Like Katherine and the other women depicted in Hidden Figures as well as Mercury 13, the female scientists portrayed in Women Who Mapped the Stars are chagrined to see their male superiors and counterparts take credit for their work product, their discoveries, their contributions to the field of astronomy.
That’s also what routinely happened to Willamina Flemming, Henrietta Swan Levitt, Annie Jump Cannon and Antonia Maury. They worked more than a century ago at the Harvard Observatory under the direction of Edward Charles Pickering. It was not bad enough that Pickering built the Observatory’s stellar reputation on the strength of their body of work. Worse still, he countenanced them being labelled “Pickering’s Harem,” prompting Maury to retort, “Something rises up much deeper than bile.”
Cecilia Payne discovered that stars are comprised of hydrogen. She advanced this hypothesis in her doctoral thesis, which was characterized years later as “the most brilliant Ph.D thesis ever written in astronomy.” But at the time she advanced her theories in 1925, no one found either her or her conclusions credible. However, a male contemporary found her work so meritorious that he appropriated her work and claimed credit for her discoveries.
Sadly, men have been misappropriating the work and discoveries of women for centuries. Art history is replete with infamous stories. For example, most of the luminous portraits of female Italian Renaissance painter Sofonisba Anguissola were attributed to the man who officially served as the court painter during the reign of King Phillip II of Spain. The rest were mistakenly attributed to Titian and Zurbaran, marginalizing Sofonisba Anguissola and her efforts to pave the way for women to become professional artists at a time and place when this was unfathomable.
Sofonisba Anguissola’s plight is not an aberration. Rather, it is an all-too-common occurrence. Artemisia Gentileschi’s Italian Baroque paintings were attributed to her father. Most of Dutch painter Judith Leyster’s 35 surviving genre scenes and portraits were misattributed to either her teacher, Frans Hals, or her husband, Jan Miense Molenaer. And French Neoclassical painter Marie-Denise Villers’ works have similarly been attributed to her art instructor, Jacques-Louis David.
The five brilliant female astronomers depicted in The Women Who Mapped the Stars are painfully aware of the ways in which the worlds of science and academia are stacked against them. But they also harbor the hope that they and others like them will effect transformational social changes given enough time. Here, too, playwright Joyce Van Dyke calls upon the character of Antonia Maury to articulate this profound prophecy, ““A hundred years from now, 1990, women will be paid the same as men and we’ll look back, appalled.”
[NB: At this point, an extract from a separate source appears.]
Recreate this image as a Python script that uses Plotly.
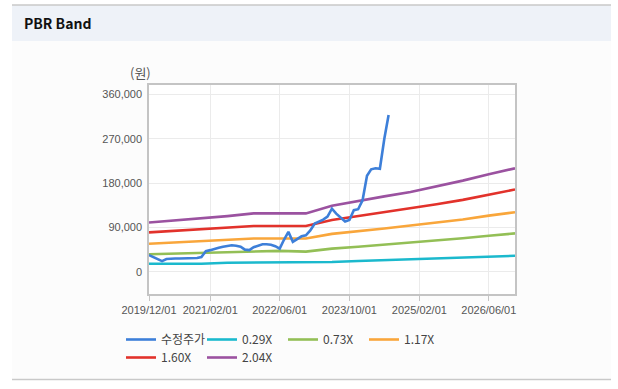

Frankly, Fleming, Payne, Maury, Cannon and Leavitt would be the ones who are appalled. In 2022, women still earned only 82 cents for every dollar a man makes, with Black and Hispanic women making just 56 cents for every dollar that white, non-Hispanic men earn. A 20-year-old woman just starting full-time, year-round work stands to lose $407,760 over a 40-year career compared to her male counterpart. In fact, the Institute for Women’s Policy Research projects that gender pay equity won’t become a reality until 2059.
The one area in which Women Who Mapped the Stars deviates from Hidden Figures’ award-winning recipe is backstory. In Figures, author Margot Lee Shetterly contrasts each character’s work-place struggle to be taken seriously and treated as equals with the challenges they negotiated in their personal lives. Van Dyke doesn’t reveal much about the personal lives of her five female astronomers, opting to focus instead on their professional travails and triumphs. But given that the play will be staged inside the Calusa Nature Center and Planetarium and produced as a 90-minute one-act show, there really isn’t the time to delve into, and audiences may not need to know, each character’s backstory and personal backdrop to enjoy the production.
The Women Who Mapped the Stars runs February 8 through the 18.
Go here for play dates, times and ticket information.
January 28, 2024.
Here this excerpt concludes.